WHAT THE TASK REQUIRES
Starting at the line with "Write a component" and stopping at the line with "const fmtX = (v: number)", repeat each line exactly. Include both and omit the rest.

----- DATASET RECORDS

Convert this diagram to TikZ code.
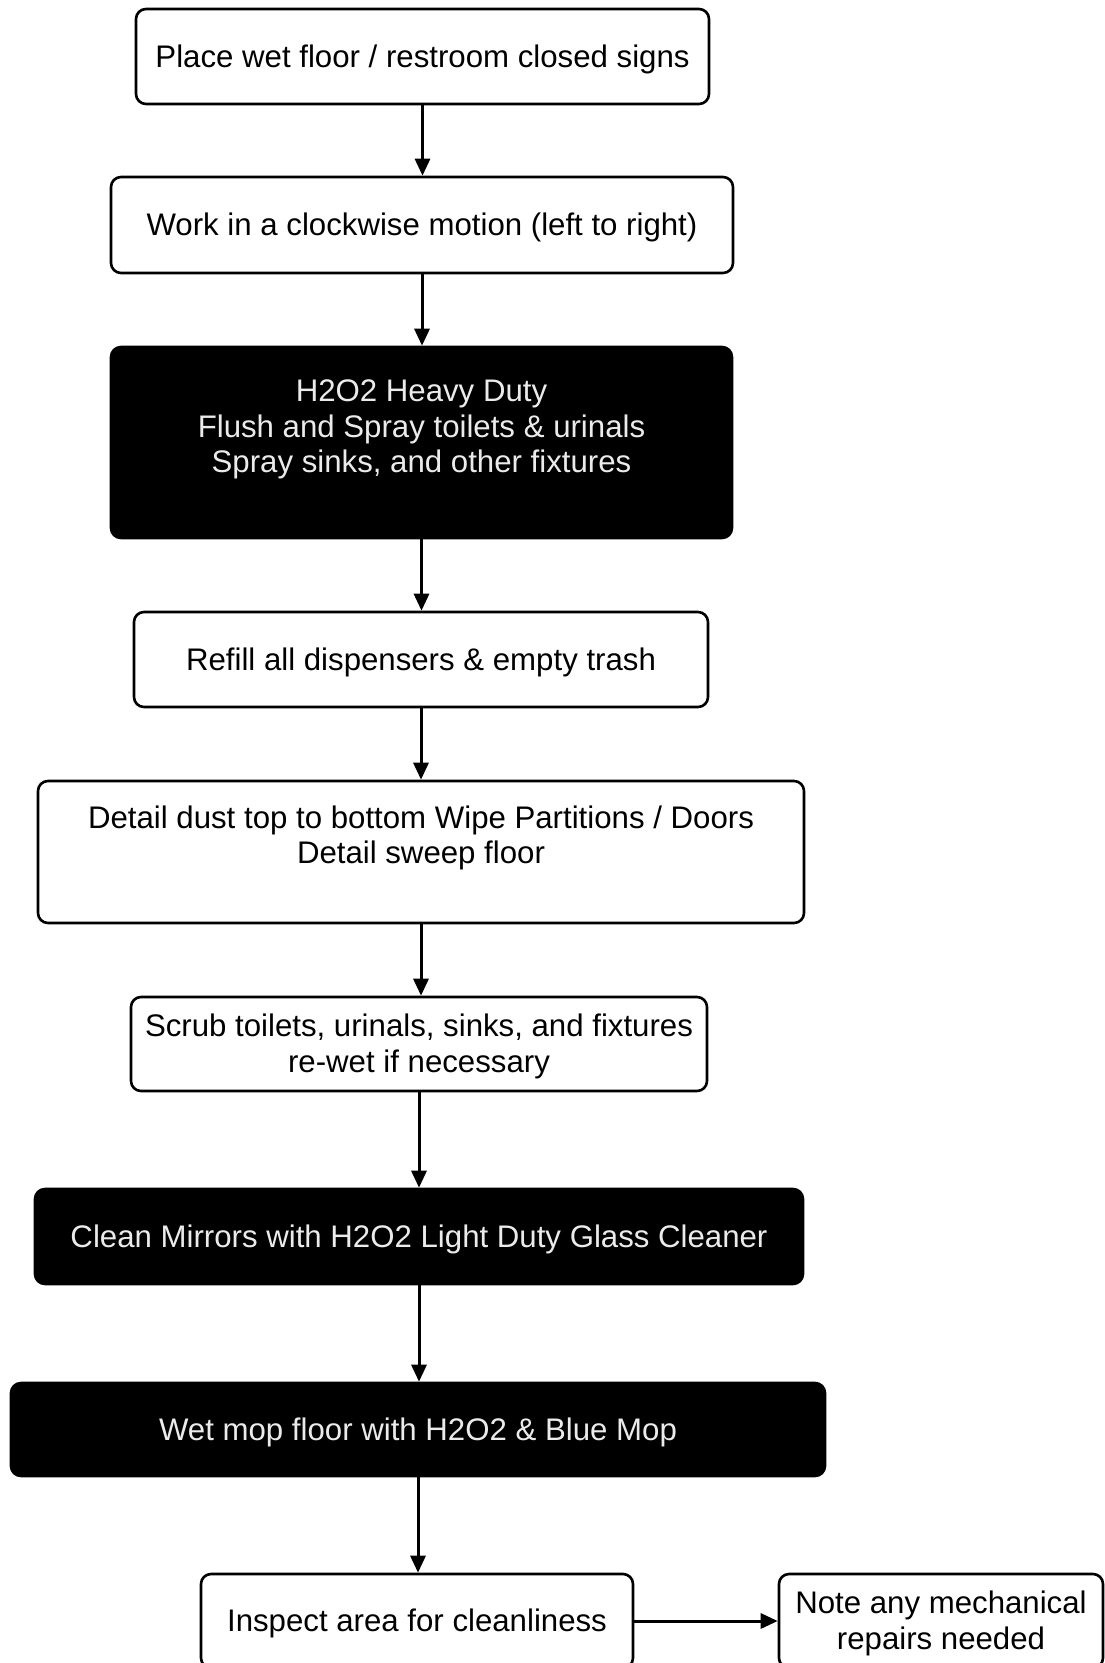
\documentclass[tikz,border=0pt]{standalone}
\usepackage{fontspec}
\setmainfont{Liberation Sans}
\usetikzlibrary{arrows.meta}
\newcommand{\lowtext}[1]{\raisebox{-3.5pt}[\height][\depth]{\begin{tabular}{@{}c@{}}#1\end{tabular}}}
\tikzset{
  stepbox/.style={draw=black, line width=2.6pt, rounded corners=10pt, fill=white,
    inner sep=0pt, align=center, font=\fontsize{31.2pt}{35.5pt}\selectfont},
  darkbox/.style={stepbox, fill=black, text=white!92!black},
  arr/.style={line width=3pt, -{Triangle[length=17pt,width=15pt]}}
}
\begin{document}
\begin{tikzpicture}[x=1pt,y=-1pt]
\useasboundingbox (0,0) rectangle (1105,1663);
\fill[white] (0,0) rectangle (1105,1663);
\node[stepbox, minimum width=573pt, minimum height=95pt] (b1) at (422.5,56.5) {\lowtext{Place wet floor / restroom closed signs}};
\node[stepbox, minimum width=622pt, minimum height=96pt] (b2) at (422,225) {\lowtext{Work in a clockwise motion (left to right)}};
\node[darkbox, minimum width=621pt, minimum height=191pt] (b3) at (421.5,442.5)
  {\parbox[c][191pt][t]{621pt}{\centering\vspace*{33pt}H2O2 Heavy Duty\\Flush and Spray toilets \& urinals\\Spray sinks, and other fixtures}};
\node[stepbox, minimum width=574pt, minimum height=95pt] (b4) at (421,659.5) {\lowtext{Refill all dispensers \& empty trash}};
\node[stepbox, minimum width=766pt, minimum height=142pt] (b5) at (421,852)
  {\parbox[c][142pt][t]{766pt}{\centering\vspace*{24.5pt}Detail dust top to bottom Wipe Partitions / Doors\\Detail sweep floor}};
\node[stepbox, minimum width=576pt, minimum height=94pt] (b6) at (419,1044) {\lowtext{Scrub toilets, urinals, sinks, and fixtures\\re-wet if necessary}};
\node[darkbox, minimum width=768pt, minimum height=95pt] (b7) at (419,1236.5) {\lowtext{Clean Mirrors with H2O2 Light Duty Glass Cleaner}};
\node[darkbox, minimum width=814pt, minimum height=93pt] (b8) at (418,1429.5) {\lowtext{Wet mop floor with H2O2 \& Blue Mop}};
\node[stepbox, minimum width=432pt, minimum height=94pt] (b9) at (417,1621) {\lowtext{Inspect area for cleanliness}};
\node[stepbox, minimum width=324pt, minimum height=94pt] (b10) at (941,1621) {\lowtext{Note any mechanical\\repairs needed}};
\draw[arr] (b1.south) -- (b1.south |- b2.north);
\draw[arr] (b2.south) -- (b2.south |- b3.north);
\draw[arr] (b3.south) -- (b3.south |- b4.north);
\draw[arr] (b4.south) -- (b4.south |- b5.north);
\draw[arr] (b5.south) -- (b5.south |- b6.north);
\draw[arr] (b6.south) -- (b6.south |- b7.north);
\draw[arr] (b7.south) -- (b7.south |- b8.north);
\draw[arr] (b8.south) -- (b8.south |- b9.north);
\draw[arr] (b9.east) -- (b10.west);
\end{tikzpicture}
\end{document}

----------
----- DATASET RECORDS

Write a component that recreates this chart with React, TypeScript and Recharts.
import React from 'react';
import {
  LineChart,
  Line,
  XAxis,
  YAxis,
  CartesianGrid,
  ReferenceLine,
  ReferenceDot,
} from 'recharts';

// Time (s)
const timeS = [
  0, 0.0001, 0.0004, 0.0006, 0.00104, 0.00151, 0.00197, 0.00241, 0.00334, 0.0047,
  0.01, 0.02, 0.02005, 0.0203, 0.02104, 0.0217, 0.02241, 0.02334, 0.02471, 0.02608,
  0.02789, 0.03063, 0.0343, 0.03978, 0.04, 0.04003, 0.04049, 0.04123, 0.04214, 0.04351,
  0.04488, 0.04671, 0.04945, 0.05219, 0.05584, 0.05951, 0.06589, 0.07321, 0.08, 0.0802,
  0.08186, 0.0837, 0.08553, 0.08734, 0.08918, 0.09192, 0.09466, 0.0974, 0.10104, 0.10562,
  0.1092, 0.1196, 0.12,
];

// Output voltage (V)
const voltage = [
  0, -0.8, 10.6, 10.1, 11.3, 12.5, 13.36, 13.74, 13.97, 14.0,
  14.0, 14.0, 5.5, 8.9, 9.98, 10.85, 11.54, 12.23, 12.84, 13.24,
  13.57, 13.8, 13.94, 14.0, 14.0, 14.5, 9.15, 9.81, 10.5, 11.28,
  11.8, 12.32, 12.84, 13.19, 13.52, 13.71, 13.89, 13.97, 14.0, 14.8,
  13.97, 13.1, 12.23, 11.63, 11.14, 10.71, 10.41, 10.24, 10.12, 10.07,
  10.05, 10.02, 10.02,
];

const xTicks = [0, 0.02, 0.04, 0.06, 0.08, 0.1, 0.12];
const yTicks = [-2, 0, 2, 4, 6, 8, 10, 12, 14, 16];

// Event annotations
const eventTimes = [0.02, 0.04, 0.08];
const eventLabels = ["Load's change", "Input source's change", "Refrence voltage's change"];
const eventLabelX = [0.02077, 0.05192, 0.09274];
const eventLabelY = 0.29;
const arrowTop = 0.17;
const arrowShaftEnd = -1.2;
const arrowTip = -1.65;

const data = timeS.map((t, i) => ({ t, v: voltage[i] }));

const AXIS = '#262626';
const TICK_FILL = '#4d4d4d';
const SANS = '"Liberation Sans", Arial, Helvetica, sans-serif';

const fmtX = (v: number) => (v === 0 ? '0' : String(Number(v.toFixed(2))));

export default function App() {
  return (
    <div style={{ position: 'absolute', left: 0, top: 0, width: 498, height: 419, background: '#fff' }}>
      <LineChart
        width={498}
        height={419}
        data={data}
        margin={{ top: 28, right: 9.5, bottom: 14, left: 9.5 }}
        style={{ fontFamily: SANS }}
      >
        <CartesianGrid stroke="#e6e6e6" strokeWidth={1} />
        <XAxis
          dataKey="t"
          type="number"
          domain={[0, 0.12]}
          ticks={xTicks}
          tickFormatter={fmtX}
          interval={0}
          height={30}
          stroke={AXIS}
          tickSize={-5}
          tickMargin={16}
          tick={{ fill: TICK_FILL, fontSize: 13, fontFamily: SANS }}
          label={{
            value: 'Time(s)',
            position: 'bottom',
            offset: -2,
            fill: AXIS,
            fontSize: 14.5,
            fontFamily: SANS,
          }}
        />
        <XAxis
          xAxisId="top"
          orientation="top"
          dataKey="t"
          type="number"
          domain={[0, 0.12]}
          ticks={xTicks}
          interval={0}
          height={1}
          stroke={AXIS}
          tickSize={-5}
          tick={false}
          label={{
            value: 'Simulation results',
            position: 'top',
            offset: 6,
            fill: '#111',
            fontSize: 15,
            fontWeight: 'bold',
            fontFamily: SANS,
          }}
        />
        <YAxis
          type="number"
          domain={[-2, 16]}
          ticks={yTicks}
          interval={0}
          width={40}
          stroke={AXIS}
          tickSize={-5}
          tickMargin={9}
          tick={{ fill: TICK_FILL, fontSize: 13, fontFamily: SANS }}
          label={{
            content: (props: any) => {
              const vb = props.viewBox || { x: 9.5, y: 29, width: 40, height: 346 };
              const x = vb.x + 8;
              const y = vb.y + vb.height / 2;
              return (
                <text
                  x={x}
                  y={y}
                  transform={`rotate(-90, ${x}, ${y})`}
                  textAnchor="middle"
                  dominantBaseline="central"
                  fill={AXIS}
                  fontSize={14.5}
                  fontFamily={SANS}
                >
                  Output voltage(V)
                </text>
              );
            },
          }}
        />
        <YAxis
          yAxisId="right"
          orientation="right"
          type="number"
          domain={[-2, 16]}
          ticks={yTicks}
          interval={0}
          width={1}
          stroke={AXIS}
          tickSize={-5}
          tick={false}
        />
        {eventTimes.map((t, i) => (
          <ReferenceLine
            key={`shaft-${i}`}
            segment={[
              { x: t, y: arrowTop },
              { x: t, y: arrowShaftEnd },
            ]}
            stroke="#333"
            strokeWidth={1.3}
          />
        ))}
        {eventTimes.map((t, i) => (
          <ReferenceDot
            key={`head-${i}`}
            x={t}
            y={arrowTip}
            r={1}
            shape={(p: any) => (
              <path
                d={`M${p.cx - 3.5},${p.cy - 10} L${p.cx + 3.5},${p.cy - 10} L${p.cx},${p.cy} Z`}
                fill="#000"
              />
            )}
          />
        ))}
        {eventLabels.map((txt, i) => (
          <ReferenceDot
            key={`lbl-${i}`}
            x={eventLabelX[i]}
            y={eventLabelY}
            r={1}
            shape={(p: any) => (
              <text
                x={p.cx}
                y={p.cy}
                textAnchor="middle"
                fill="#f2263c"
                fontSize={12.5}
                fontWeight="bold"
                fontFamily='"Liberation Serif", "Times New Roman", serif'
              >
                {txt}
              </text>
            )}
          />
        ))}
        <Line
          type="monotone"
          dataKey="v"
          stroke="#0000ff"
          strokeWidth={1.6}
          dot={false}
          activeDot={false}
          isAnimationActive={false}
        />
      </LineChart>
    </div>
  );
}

----------

RESULT OF THIS EXERCISE
Write a component that recreates this chart with React, TypeScript and Recharts.
import React from 'react';
import {
  LineChart,
  Line,
  XAxis,
  YAxis,
  CartesianGrid,
  ReferenceLine,
  ReferenceDot,
} from 'recharts';

// Time (s)
const timeS = [
  0, 0.0001, 0.0004, 0.0006, 0.00104, 0.00151, 0.00197, 0.00241, 0.00334, 0.0047,
  0.01, 0.02, 0.02005, 0.0203, 0.02104, 0.0217, 0.02241, 0.02334, 0.02471, 0.02608,
  0.02789, 0.03063, 0.0343, 0.03978, 0.04, 0.04003, 0.04049, 0.04123, 0.04214, 0.04351,
  0.04488, 0.04671, 0.04945, 0.05219, 0.05584, 0.05951, 0.06589, 0.07321, 0.08, 0.0802,
  0.08186, 0.0837, 0.08553, 0.08734, 0.08918, 0.09192, 0.09466, 0.0974, 0.10104, 0.10562,
  0.1092, 0.1196, 0.12,
];

// Output voltage (V)
const voltage = [
  0, -0.8, 10.6, 10.1, 11.3, 12.5, 13.36, 13.74, 13.97, 14.0,
  14.0, 14.0, 5.5, 8.9, 9.98, 10.85, 11.54, 12.23, 12.84, 13.24,
  13.57, 13.8, 13.94, 14.0, 14.0, 14.5, 9.15, 9.81, 10.5, 11.28,
  11.8, 12.32, 12.84, 13.19, 13.52, 13.71, 13.89, 13.97, 14.0, 14.8,
  13.97, 13.1, 12.23, 11.63, 11.14, 10.71, 10.41, 10.24, 10.12, 10.07,
  10.05, 10.02, 10.02,
];

const xTicks = [0, 0.02, 0.04, 0.06, 0.08, 0.1, 0.12];
const yTicks = [-2, 0, 2, 4, 6, 8, 10, 12, 14, 16];

// Event annotations
const eventTimes = [0.02, 0.04, 0.08];
const eventLabels = ["Load's change", "Input source's change", "Refrence voltage's change"];
const eventLabelX = [0.02077, 0.05192, 0.09274];
const eventLabelY = 0.29;
const arrowTop = 0.17;
const arrowShaftEnd = -1.2;
const arrowTip = -1.65;

const data = timeS.map((t, i) => ({ t, v: voltage[i] }));

const AXIS = '#262626';
const TICK_FILL = '#4d4d4d';
const SANS = '"Liberation Sans", Arial, Helvetica, sans-serif';

const fmtX = (v: number) => (v === 0 ? '0' : String(Number(v.toFixed(2))));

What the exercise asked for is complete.